Fixed term: A set time period for which an investment will accrue dividends.
 
Fixed rate: A dividend rate that is locked in at the beginning of the investment period.
 
Bump-up: A one-time option to increase the dividend rate to match current rates during the life of a certificate.
 
Yield: The income earned on an investment.
 
Maturity date: The date at which an investment can be cashed out or transferred into a new investment option.
 
Annual percentage yield (APY): The total dividends a deposit account can earn in a year.
 
Dividend rate: The total expected distribution from an investment, fund or portfolio, this includes earned interest and any additional non-recurring dividends.
 
Truth in Savings Act: A federal law passed by Congress in 1991 that established uniform guidelines for how financial institutions disclose information about deposit accounts. The law promotes competition between depository institutions and makes it easier for consumers to compare interest rates, fees and terms.

 

Long-term investing
Take your investment strategy further by thinking about retirement planning. These terms can help as you begin: 

 

Compound interest: The process in which interest is added to interest and the principal sum of a deposit over time. For example, $5,000 invested each year for 40 years ($200,000 total) at an average rate of 6% per year becomes over $820,000!
 
Asset allocation: This strategy seeks to balance the risk and return of funds by dividing investments into various profiles based on an investor’s timeframe and goals.
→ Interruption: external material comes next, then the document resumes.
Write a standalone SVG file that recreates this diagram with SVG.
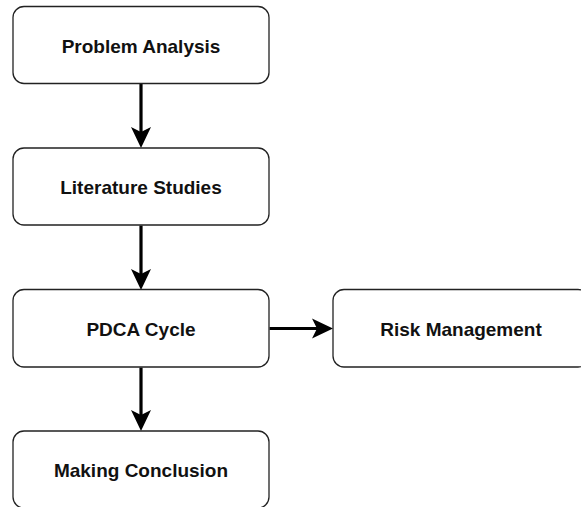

Funds can be divided into cash, bonds or stocks, each holding different levels of risk.
 
Bonds: A loan an investor makes to a corporate or governmental entity for a fixed term in exchange for a variable or fixed interest rate.
 
Stocks: Represents ownership in a given publically-traded company. The company’s growth and performance will correlate to the stock’s value.
 
Mutual fund: A professionally managed pool of money collected from many investors to buy a group of stocks, bonds or other securities. This spreads risk across a variety of companies or industries.
 
Variable rate: A dividend rate that adjusts depending on the benchmark interest rate.
 
Liquidity: The degree to which an asset or security can be turned into cash without affecting the asset’s price.